▸ **REQUIREMENTS**: With the pictures left out, copy the listing below exactly.

▸ **SOURCE EXCERPT**:
· · · · ·

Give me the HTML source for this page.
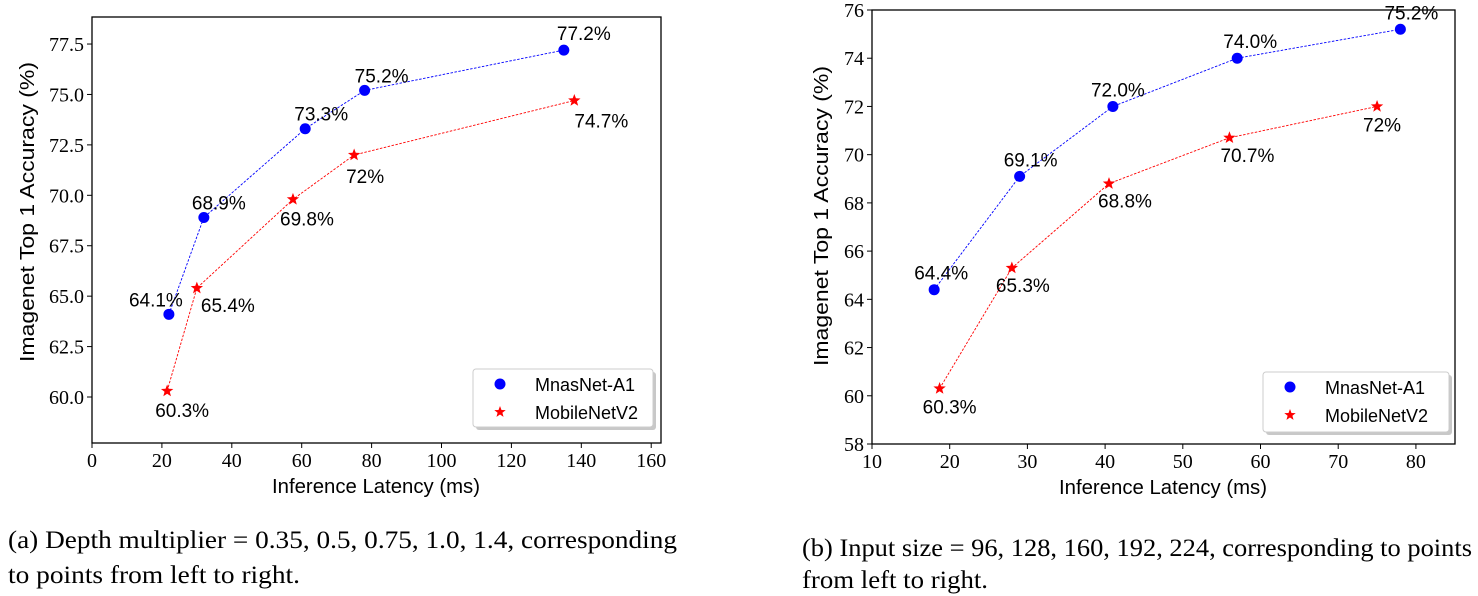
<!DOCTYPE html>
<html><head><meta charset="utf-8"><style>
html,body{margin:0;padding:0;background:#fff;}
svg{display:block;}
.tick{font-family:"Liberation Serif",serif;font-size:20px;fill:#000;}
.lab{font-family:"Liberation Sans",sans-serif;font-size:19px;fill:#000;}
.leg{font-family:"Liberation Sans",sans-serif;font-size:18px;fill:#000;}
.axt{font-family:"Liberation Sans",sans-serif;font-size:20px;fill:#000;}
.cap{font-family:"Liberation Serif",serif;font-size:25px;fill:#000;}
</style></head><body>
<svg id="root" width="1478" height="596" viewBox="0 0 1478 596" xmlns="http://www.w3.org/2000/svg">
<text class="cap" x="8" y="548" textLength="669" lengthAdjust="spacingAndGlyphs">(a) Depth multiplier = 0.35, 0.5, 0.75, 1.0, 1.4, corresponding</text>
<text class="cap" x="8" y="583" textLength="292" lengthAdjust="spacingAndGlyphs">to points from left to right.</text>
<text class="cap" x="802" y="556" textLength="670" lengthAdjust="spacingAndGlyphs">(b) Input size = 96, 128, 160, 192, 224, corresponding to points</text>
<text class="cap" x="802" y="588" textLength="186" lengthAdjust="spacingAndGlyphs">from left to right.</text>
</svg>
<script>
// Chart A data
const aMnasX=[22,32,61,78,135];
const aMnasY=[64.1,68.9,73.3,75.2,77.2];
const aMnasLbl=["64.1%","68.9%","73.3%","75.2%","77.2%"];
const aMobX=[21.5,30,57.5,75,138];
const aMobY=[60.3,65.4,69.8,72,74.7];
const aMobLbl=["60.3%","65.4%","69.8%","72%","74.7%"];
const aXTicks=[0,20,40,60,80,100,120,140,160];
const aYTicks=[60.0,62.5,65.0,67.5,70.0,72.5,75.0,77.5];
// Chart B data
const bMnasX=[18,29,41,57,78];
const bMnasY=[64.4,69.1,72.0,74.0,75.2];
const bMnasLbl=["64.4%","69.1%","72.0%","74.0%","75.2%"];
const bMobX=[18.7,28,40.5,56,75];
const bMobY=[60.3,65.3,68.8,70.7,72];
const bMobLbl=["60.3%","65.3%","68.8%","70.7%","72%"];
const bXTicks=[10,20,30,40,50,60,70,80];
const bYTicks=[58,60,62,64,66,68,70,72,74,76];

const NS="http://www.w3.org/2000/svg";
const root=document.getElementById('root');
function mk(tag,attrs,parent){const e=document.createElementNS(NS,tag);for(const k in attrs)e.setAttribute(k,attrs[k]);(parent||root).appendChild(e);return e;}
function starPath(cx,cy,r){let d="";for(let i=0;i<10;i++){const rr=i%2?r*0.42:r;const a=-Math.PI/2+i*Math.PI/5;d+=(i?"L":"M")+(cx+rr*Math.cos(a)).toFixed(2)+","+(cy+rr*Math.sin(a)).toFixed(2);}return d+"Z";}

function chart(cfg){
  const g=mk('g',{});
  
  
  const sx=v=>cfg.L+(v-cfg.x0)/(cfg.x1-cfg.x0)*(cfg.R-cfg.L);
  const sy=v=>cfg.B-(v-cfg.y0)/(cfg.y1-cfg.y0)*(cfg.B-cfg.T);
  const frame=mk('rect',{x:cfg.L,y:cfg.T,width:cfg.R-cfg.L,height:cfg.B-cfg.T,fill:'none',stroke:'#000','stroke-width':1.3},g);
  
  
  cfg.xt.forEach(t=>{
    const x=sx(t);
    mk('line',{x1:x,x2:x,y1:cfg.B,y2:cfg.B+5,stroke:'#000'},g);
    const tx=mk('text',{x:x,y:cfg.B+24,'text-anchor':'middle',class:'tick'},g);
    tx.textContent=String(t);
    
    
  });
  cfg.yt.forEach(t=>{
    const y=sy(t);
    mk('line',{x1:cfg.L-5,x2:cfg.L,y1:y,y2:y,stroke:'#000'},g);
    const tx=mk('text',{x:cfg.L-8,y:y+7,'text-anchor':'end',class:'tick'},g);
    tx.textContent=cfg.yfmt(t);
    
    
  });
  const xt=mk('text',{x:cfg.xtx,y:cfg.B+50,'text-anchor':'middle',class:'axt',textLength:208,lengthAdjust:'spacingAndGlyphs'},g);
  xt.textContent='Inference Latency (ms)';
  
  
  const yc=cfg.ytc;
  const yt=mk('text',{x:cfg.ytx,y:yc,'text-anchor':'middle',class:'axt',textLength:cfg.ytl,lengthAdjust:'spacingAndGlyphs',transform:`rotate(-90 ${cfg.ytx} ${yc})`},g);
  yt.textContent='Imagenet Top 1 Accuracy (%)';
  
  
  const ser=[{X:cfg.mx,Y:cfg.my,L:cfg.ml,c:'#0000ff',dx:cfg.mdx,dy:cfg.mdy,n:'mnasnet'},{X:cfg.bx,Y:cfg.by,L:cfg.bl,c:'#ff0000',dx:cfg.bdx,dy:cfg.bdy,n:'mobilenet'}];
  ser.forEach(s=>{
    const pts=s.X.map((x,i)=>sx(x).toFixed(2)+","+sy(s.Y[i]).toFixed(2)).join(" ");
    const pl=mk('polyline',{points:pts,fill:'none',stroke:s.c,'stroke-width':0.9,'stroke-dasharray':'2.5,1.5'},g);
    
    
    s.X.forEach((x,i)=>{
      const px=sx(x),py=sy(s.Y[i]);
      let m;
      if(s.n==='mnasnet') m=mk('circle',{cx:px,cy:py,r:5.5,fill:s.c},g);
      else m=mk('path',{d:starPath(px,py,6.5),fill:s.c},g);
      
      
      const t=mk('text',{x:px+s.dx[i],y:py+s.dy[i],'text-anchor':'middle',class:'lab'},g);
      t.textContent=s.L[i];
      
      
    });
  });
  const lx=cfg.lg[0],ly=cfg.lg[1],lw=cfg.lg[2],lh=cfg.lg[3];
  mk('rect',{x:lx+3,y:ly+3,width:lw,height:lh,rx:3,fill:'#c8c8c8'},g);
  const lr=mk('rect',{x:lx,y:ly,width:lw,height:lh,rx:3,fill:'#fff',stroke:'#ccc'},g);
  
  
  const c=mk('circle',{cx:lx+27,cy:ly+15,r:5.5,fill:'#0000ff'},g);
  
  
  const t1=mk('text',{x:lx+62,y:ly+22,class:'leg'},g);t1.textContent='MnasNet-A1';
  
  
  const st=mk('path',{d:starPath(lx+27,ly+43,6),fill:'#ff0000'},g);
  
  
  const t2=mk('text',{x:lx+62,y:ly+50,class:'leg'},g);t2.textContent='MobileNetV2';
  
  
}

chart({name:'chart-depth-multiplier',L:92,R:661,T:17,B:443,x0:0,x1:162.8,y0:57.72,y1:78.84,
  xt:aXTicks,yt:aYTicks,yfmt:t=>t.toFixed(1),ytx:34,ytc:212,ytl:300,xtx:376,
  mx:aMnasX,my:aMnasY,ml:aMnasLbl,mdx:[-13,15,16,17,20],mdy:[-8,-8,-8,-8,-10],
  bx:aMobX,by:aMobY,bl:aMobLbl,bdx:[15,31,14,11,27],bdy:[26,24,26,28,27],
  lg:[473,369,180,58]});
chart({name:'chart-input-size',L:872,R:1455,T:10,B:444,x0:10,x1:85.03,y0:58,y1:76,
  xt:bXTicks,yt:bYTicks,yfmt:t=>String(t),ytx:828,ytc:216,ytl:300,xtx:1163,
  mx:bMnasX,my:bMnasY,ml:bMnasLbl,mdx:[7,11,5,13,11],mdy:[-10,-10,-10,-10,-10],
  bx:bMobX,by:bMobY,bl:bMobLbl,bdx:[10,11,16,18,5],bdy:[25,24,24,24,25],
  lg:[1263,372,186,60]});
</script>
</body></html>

· · · · ·

▸ **SOLUTION TO THE PROBLEM**:
Give me the HTML source for this page.
<!DOCTYPE html>
<html><head><meta charset="utf-8"><style>
html,body{margin:0;padding:0;background:#fff;}
svg{display:block;}
.tick{font-family:"Liberation Serif",serif;font-size:20px;fill:#000;}
.lab{font-family:"Liberation Sans",sans-serif;font-size:19px;fill:#000;}
.leg{font-family:"Liberation Sans",sans-serif;font-size:18px;fill:#000;}
.axt{font-family:"Liberation Sans",sans-serif;font-size:20px;fill:#000;}
.cap{font-family:"Liberation Serif",serif;font-size:25px;fill:#000;}
</style></head><body>
<svg id="root" width="1478" height="596" viewBox="0 0 1478 596" xmlns="http://www.w3.org/2000/svg">
<text class="cap" x="8" y="548" textLength="669" lengthAdjust="spacingAndGlyphs">(a) Depth multiplier = 0.35, 0.5, 0.75, 1.0, 1.4, corresponding</text>
<text class="cap" x="8" y="583" textLength="292" lengthAdjust="spacingAndGlyphs">to points from left to right.</text>
<text class="cap" x="802" y="556" textLength="670" lengthAdjust="spacingAndGlyphs">(b) Input size = 96, 128, 160, 192, 224, corresponding to points</text>
<text class="cap" x="802" y="588" textLength="186" lengthAdjust="spacingAndGlyphs">from left to right.</text>
</svg>
<script>
// Chart A data
const aMnasX=[22,32,61,78,135];
const aMnasY=[64.1,68.9,73.3,75.2,77.2];
const aMnasLbl=["64.1%","68.9%","73.3%","75.2%","77.2%"];
const aMobX=[21.5,30,57.5,75,138];
const aMobY=[60.3,65.4,69.8,72,74.7];
const aMobLbl=["60.3%","65.4%","69.8%","72%","74.7%"];
const aXTicks=[0,20,40,60,80,100,120,140,160];
const aYTicks=[60.0,62.5,65.0,67.5,70.0,72.5,75.0,77.5];
// Chart B data
const bMnasX=[18,29,41,57,78];
const bMnasY=[64.4,69.1,72.0,74.0,75.2];
const bMnasLbl=["64.4%","69.1%","72.0%","74.0%","75.2%"];
const bMobX=[18.7,28,40.5,56,75];
const bMobY=[60.3,65.3,68.8,70.7,72];
const bMobLbl=["60.3%","65.3%","68.8%","70.7%","72%"];
const bXTicks=[10,20,30,40,50,60,70,80];
const bYTicks=[58,60,62,64,66,68,70,72,74,76];

const NS="http://www.w3.org/2000/svg";
const root=document.getElementById('root');
function mk(tag,attrs,parent){const e=document.createElementNS(NS,tag);for(const k in attrs)e.setAttribute(k,attrs[k]);(parent||root).appendChild(e);return e;}
function starPath(cx,cy,r){let d="";for(let i=0;i<10;i++){const rr=i%2?r*0.42:r;const a=-Math.PI/2+i*Math.PI/5;d+=(i?"L":"M")+(cx+rr*Math.cos(a)).toFixed(2)+","+(cy+rr*Math.sin(a)).toFixed(2);}return d+"Z";}

function chart(cfg){
  const g=mk('g',{});
  
  
  const sx=v=>cfg.L+(v-cfg.x0)/(cfg.x1-cfg.x0)*(cfg.R-cfg.L);
  const sy=v=>cfg.B-(v-cfg.y0)/(cfg.y1-cfg.y0)*(cfg.B-cfg.T);
  const frame=mk('rect',{x:cfg.L,y:cfg.T,width:cfg.R-cfg.L,height:cfg.B-cfg.T,fill:'none',stroke:'#000','stroke-width':1.3},g);
  
  
  cfg.xt.forEach(t=>{
    const x=sx(t);
    mk('line',{x1:x,x2:x,y1:cfg.B,y2:cfg.B+5,stroke:'#000'},g);
    const tx=mk('text',{x:x,y:cfg.B+24,'text-anchor':'middle',class:'tick'},g);
    tx.textContent=String(t);
    
    
  });
  cfg.yt.forEach(t=>{
    const y=sy(t);
    mk('line',{x1:cfg.L-5,x2:cfg.L,y1:y,y2:y,stroke:'#000'},g);
    const tx=mk('text',{x:cfg.L-8,y:y+7,'text-anchor':'end',class:'tick'},g);
    tx.textContent=cfg.yfmt(t);
    
    
  });
  const xt=mk('text',{x:cfg.xtx,y:cfg.B+50,'text-anchor':'middle',class:'axt',textLength:208,lengthAdjust:'spacingAndGlyphs'},g);
  xt.textContent='Inference Latency (ms)';
  
  
  const yc=cfg.ytc;
  const yt=mk('text',{x:cfg.ytx,y:yc,'text-anchor':'middle',class:'axt',textLength:cfg.ytl,lengthAdjust:'spacingAndGlyphs',transform:`rotate(-90 ${cfg.ytx} ${yc})`},g);
  yt.textContent='Imagenet Top 1 Accuracy (%)';
  
  
  const ser=[{X:cfg.mx,Y:cfg.my,L:cfg.ml,c:'#0000ff',dx:cfg.mdx,dy:cfg.mdy,n:'mnasnet'},{X:cfg.bx,Y:cfg.by,L:cfg.bl,c:'#ff0000',dx:cfg.bdx,dy:cfg.bdy,n:'mobilenet'}];
  ser.forEach(s=>{
    const pts=s.X.map((x,i)=>sx(x).toFixed(2)+","+sy(s.Y[i]).toFixed(2)).join(" ");
    const pl=mk('polyline',{points:pts,fill:'none',stroke:s.c,'stroke-width':0.9,'stroke-dasharray':'2.5,1.5'},g);
    
    
    s.X.forEach((x,i)=>{
      const px=sx(x),py=sy(s.Y[i]);
      let m;
      if(s.n==='mnasnet') m=mk('circle',{cx:px,cy:py,r:5.5,fill:s.c},g);
      else m=mk('path',{d:starPath(px,py,6.5),fill:s.c},g);
      
      
      const t=mk('text',{x:px+s.dx[i],y:py+s.dy[i],'text-anchor':'middle',class:'lab'},g);
      t.textContent=s.L[i];
      
      
    });
  });
  const lx=cfg.lg[0],ly=cfg.lg[1],lw=cfg.lg[2],lh=cfg.lg[3];
  mk('rect',{x:lx+3,y:ly+3,width:lw,height:lh,rx:3,fill:'#c8c8c8'},g);
  const lr=mk('rect',{x:lx,y:ly,width:lw,height:lh,rx:3,fill:'#fff',stroke:'#ccc'},g);
  
  
  const c=mk('circle',{cx:lx+27,cy:ly+15,r:5.5,fill:'#0000ff'},g);
  
  
  const t1=mk('text',{x:lx+62,y:ly+22,class:'leg'},g);t1.textContent='MnasNet-A1';
  
  
  const st=mk('path',{d:starPath(lx+27,ly+43,6),fill:'#ff0000'},g);
  
  
  const t2=mk('text',{x:lx+62,y:ly+50,class:'leg'},g);t2.textContent='MobileNetV2';
  
  
}

chart({name:'chart-depth-multiplier',L:92,R:661,T:17,B:443,x0:0,x1:162.8,y0:57.72,y1:78.84,
  xt:aXTicks,yt:aYTicks,yfmt:t=>t.toFixed(1),ytx:34,ytc:212,ytl:300,xtx:376,
  mx:aMnasX,my:aMnasY,ml:aMnasLbl,mdx:[-13,15,16,17,20],mdy:[-8,-8,-8,-8,-10],
  bx:aMobX,by:aMobY,bl:aMobLbl,bdx:[15,31,14,11,27],bdy:[26,24,26,28,27],
  lg:[473,369,180,58]});
chart({name:'chart-input-size',L:872,R:1455,T:10,B:444,x0:10,x1:85.03,y0:58,y1:76,
  xt:bXTicks,yt:bYTicks,yfmt:t=>String(t),ytx:828,ytc:216,ytl:300,xtx:1163,
  mx:bMnasX,my:bMnasY,ml:bMnasLbl,mdx:[7,11,5,13,11],mdy:[-10,-10,-10,-10,-10],
  bx:bMobX,by:bMobY,bl:bMobLbl,bdx:[10,11,16,18,5],bdy:[25,24,24,24,25],
  lg:[1263,372,186,60]});
</script>
</body></html>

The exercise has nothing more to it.